**Problem description:**
Without further comment, state how many lines in the listing below contain the word "chart".

- - -

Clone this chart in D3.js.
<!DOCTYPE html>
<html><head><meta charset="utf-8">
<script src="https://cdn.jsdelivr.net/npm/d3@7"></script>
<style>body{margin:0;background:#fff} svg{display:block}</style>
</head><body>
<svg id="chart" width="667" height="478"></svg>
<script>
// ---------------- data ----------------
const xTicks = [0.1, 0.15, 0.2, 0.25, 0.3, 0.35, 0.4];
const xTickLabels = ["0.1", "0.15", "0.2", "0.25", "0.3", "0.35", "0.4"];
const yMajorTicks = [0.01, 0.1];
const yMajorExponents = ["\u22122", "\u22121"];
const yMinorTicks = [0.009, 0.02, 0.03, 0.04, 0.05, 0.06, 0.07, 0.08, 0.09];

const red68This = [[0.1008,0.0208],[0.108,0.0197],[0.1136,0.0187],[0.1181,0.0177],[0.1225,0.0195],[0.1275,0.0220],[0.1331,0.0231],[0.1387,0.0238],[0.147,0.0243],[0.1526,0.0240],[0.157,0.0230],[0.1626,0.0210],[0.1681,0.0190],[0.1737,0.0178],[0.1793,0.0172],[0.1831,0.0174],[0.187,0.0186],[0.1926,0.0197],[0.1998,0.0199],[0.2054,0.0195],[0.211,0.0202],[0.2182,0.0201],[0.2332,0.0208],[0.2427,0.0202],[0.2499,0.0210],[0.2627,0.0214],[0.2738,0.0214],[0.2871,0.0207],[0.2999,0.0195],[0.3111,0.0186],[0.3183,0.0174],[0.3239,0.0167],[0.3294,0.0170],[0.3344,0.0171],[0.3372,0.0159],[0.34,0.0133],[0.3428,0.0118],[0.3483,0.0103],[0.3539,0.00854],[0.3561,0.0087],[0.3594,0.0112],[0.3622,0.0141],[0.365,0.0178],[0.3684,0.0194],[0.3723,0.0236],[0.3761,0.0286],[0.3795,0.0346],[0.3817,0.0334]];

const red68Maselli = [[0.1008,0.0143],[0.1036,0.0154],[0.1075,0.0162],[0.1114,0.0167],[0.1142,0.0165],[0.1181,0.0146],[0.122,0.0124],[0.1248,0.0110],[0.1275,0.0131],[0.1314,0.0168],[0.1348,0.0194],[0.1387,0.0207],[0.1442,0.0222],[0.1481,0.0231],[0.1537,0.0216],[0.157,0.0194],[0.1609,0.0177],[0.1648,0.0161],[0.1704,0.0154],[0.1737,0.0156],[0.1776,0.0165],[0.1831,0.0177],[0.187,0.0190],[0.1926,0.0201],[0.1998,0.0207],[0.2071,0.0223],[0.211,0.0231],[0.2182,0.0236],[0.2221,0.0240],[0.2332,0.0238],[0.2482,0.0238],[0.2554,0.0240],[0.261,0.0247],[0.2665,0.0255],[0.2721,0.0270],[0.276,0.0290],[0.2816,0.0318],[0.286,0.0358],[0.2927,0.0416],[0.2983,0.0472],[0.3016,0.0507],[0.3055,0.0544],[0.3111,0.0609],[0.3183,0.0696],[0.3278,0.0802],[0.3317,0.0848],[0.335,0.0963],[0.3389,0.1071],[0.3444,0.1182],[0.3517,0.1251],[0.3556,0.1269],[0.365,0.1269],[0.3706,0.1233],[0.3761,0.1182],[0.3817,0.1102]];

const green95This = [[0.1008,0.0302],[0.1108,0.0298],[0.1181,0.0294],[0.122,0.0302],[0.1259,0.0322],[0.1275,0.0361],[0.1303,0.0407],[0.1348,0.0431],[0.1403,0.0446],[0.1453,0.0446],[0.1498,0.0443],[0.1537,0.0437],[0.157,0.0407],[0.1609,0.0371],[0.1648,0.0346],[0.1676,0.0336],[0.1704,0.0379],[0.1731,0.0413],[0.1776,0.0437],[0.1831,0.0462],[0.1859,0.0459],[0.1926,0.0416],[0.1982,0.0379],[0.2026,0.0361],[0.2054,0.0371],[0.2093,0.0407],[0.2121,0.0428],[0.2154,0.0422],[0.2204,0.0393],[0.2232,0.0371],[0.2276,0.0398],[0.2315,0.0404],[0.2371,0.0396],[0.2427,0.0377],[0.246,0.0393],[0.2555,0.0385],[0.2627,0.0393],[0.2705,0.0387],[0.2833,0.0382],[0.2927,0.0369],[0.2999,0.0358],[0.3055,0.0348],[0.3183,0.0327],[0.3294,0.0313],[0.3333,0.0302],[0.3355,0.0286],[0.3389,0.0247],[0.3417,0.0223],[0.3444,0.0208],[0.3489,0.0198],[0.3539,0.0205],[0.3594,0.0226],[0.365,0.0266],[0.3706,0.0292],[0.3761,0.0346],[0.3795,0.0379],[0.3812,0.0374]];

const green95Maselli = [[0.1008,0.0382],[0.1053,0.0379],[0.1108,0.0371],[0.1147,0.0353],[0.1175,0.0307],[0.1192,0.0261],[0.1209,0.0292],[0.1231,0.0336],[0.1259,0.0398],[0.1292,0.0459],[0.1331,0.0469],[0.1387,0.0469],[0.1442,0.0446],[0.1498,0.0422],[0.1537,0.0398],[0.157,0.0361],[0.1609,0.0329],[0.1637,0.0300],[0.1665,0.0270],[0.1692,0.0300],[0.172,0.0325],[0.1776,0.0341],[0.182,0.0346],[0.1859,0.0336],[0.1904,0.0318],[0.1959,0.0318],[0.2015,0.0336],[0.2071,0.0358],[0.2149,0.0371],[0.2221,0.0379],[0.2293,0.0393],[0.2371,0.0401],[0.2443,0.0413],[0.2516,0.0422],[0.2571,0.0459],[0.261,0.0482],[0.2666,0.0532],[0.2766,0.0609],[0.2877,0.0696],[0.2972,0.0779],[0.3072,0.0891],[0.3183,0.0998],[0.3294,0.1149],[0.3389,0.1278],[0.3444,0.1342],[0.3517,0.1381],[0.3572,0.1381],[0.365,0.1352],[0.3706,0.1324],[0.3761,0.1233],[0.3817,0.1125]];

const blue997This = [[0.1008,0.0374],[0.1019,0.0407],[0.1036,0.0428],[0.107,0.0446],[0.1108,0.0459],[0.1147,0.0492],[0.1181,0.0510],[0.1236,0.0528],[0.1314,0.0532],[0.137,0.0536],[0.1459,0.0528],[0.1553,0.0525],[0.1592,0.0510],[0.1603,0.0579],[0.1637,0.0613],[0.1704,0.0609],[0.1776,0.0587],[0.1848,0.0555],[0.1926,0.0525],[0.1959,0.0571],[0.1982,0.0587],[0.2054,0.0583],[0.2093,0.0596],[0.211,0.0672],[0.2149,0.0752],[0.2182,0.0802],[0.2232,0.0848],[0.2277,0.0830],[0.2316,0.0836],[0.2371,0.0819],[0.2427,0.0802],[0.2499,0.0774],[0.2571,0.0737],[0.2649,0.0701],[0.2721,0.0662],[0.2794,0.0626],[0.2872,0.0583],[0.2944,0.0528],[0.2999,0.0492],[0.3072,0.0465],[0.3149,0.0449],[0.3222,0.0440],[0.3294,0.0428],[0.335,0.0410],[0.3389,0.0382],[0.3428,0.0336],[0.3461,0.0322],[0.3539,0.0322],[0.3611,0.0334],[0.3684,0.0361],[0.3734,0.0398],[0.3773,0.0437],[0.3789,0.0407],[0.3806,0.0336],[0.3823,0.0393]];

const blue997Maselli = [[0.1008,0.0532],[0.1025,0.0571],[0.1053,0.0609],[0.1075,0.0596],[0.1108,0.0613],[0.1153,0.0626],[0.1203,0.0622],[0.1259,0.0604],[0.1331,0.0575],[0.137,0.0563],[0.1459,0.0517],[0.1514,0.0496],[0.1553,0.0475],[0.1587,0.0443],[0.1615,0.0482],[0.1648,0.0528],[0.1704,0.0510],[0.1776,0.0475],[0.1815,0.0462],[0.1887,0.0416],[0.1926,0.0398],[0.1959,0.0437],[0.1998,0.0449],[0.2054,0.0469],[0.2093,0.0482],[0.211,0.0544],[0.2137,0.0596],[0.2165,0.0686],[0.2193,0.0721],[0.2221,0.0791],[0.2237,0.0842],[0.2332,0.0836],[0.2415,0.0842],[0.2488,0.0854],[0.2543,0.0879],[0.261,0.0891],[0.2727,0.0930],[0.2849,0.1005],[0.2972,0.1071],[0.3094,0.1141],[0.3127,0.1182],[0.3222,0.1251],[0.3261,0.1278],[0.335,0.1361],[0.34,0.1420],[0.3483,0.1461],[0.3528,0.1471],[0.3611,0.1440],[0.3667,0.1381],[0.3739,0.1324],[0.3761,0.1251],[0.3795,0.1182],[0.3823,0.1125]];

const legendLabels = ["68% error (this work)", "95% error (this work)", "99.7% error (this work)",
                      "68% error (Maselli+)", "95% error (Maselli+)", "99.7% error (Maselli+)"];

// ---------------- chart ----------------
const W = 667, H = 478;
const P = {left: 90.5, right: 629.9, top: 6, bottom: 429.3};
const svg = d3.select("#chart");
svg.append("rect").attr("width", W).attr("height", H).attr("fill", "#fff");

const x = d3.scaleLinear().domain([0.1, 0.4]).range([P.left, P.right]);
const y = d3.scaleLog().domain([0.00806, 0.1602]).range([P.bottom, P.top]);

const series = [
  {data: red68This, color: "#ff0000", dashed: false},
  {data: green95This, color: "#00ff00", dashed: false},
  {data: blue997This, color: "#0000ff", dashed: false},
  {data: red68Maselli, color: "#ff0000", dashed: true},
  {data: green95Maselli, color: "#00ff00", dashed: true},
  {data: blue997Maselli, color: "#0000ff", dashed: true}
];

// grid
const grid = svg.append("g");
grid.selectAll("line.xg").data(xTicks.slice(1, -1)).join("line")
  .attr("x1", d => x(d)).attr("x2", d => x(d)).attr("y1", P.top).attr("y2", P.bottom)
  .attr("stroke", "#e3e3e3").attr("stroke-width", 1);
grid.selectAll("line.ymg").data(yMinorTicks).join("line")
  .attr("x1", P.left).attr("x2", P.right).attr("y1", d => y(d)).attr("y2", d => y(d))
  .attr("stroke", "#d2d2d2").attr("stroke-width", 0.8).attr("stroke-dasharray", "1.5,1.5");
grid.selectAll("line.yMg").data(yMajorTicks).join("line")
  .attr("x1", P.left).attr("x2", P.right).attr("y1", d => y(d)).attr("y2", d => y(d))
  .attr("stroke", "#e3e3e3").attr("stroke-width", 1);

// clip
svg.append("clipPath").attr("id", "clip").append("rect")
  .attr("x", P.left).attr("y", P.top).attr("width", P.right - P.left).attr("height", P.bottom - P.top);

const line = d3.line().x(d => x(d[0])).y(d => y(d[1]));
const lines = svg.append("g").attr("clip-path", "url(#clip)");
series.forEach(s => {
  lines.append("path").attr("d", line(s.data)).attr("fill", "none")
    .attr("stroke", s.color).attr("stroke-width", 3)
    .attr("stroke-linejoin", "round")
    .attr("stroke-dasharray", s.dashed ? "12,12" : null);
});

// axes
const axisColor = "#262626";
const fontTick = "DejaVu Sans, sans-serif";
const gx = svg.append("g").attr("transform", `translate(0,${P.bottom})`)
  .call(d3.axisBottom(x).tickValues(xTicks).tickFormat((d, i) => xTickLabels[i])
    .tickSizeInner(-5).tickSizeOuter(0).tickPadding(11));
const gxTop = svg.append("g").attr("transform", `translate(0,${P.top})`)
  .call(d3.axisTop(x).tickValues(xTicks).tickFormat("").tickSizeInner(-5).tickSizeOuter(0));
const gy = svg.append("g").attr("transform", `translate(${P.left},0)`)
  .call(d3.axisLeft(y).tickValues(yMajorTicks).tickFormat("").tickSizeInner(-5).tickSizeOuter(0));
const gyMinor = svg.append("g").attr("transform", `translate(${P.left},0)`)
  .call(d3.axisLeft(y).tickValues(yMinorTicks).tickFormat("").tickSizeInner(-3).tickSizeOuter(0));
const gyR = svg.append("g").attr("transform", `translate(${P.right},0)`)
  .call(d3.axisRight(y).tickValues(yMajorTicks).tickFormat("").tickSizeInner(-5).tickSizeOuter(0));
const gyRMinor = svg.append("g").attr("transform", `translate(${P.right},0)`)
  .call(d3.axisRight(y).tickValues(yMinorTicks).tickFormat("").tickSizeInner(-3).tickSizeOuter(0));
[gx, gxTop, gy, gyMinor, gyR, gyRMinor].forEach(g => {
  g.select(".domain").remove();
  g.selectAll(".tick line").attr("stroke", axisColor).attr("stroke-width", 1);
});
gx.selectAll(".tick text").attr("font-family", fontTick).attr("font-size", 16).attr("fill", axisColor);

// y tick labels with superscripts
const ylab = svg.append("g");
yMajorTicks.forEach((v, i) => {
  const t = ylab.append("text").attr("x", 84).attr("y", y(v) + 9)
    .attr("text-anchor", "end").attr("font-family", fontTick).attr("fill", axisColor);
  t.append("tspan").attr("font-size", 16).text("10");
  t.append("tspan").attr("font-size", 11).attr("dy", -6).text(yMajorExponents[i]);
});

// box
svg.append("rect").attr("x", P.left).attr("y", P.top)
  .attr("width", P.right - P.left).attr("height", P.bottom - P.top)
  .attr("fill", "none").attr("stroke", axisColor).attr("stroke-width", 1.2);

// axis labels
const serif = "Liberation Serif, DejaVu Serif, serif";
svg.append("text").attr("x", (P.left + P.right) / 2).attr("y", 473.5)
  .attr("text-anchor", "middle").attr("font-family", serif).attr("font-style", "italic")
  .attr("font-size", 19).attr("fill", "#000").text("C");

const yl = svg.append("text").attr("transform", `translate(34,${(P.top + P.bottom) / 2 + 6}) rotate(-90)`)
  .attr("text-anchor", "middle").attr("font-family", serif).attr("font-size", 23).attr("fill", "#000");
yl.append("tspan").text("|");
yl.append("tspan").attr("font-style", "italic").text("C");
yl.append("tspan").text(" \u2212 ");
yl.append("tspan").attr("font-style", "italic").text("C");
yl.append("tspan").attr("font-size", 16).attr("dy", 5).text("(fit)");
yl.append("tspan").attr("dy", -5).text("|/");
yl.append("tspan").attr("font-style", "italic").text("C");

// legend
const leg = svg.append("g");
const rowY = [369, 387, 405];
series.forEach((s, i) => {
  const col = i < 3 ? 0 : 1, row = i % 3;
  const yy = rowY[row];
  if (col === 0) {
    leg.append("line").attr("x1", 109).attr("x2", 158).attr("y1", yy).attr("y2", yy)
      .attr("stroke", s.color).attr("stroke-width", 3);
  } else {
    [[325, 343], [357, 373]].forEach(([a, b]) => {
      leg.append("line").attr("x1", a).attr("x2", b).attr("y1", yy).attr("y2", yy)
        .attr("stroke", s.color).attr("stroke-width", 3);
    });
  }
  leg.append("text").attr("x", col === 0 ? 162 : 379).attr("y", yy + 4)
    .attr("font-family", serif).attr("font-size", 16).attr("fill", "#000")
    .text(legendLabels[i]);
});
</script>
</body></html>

- - -

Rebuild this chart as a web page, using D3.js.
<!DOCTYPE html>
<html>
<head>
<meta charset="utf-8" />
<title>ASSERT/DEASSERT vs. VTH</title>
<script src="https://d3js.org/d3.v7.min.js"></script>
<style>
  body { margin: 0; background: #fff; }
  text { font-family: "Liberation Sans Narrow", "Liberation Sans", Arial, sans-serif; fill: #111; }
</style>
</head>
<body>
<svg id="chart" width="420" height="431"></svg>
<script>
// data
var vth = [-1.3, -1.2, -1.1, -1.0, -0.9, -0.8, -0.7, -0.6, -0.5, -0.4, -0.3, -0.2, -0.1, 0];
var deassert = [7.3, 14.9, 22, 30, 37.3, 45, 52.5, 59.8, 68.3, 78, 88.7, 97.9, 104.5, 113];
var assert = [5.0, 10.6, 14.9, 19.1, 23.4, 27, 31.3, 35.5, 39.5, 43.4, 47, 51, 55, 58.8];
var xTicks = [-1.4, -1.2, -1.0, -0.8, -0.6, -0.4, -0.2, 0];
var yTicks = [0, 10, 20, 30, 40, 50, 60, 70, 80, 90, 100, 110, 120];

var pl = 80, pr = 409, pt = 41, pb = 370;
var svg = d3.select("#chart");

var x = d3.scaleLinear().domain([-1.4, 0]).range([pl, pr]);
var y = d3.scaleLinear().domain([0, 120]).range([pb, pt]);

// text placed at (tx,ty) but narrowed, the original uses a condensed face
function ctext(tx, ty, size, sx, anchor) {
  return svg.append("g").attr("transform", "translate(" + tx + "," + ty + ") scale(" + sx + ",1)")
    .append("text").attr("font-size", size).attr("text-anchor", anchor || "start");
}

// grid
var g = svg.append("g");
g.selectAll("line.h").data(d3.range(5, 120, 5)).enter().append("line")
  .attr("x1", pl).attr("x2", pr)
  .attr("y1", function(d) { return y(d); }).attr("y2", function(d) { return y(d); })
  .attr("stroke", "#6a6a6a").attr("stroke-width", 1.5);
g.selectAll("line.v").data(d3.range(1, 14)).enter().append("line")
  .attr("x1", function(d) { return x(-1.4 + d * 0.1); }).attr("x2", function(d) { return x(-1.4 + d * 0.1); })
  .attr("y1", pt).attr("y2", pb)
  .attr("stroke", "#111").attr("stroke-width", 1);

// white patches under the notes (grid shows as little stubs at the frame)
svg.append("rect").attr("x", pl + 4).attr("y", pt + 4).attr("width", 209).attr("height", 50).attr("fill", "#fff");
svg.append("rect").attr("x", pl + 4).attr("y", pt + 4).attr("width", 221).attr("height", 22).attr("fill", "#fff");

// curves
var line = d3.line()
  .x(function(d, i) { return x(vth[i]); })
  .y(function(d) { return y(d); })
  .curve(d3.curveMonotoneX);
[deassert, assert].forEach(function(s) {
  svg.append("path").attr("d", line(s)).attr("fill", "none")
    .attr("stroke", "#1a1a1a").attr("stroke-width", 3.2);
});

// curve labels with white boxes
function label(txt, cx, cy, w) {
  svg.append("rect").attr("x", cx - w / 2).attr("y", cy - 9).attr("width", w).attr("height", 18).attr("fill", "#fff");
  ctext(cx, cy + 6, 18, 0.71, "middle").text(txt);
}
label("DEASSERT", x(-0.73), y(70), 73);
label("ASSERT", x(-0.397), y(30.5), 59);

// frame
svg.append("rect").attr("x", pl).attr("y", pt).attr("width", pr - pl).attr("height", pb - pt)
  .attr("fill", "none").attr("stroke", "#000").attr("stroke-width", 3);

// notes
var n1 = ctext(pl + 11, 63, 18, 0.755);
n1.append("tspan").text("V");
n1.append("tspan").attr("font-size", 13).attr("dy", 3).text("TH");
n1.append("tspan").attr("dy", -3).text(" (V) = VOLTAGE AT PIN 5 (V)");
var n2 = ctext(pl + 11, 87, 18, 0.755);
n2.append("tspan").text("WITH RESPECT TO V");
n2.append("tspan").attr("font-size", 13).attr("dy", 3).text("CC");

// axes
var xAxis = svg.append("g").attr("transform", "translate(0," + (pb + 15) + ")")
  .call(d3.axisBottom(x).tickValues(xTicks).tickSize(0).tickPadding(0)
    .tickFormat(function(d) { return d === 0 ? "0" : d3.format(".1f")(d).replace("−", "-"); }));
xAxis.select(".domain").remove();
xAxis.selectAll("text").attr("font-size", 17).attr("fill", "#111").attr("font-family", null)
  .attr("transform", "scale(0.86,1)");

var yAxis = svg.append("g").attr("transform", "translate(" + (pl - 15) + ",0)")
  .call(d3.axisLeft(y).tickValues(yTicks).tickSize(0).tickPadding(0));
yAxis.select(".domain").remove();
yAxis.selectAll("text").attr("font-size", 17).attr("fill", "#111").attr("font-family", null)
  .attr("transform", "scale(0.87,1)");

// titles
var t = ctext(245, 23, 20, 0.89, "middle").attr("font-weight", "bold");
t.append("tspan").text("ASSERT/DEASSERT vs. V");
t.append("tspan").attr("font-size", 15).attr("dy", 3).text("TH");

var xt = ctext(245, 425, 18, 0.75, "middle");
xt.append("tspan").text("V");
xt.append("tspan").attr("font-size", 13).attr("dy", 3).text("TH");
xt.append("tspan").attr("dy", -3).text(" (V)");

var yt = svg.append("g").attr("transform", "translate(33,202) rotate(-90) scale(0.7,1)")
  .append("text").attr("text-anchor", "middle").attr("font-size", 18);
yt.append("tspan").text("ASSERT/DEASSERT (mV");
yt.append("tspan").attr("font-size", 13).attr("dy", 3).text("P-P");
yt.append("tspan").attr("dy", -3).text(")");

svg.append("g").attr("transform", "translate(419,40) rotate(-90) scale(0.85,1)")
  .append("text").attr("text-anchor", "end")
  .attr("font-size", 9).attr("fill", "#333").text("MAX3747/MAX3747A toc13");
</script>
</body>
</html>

- - -

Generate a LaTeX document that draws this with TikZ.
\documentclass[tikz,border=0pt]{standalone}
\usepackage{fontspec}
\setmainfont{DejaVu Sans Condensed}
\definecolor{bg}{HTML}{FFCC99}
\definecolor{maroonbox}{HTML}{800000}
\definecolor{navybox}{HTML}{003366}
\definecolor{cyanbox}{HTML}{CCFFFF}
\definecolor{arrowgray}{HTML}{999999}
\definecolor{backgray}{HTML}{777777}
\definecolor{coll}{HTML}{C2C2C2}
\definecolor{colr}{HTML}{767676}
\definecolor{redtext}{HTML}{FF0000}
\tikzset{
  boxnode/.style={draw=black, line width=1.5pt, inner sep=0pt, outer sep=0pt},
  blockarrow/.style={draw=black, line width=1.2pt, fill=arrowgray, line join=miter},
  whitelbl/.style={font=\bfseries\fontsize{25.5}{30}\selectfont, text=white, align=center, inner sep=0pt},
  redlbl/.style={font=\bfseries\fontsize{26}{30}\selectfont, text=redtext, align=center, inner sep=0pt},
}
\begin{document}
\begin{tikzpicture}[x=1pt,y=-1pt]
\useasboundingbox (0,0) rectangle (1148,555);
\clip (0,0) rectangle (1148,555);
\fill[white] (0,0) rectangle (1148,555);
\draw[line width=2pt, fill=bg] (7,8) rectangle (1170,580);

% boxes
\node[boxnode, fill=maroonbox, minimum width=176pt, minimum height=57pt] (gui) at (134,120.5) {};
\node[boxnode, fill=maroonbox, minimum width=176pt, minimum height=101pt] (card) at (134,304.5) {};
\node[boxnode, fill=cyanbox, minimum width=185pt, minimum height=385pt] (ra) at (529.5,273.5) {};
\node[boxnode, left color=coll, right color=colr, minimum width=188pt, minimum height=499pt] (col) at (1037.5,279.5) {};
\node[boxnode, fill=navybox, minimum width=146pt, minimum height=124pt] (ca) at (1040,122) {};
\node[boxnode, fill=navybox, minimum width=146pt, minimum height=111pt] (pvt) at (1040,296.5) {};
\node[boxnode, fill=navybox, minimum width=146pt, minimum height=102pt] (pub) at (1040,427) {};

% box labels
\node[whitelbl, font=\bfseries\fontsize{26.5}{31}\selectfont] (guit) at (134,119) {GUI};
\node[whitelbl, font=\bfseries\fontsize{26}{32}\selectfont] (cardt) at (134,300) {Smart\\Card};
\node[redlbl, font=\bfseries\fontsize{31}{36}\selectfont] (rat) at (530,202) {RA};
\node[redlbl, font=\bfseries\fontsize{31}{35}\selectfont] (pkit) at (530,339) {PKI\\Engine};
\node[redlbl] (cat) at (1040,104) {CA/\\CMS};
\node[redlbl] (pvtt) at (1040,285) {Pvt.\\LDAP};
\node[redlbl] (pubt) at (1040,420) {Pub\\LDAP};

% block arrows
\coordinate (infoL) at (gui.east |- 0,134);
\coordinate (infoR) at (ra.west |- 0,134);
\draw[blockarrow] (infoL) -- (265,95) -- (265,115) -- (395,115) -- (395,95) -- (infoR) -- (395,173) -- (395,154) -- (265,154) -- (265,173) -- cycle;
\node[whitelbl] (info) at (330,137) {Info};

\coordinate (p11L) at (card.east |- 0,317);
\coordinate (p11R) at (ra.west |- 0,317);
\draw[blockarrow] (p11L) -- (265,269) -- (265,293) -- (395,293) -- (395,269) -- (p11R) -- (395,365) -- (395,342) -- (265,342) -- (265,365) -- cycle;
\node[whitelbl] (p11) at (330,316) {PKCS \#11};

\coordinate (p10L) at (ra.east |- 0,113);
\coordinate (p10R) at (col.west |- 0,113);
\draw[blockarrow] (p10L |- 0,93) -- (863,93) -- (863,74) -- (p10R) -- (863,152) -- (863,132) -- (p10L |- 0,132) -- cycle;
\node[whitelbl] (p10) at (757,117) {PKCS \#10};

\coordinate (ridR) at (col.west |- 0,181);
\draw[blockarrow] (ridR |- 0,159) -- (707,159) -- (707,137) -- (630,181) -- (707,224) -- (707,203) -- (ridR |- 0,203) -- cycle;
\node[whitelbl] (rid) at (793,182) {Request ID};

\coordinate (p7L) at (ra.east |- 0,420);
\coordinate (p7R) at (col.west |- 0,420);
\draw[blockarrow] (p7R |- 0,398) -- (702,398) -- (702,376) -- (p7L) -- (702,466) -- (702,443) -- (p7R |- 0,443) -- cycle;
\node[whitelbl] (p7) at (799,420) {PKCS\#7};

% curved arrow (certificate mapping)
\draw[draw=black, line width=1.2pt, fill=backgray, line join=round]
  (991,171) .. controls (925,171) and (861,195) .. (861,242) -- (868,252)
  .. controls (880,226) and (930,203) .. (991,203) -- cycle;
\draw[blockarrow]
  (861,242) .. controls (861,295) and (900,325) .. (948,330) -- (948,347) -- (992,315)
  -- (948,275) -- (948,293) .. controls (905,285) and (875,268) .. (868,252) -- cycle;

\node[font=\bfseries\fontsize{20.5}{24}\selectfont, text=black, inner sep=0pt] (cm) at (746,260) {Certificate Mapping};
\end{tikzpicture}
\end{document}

- - -

**Output below:**
7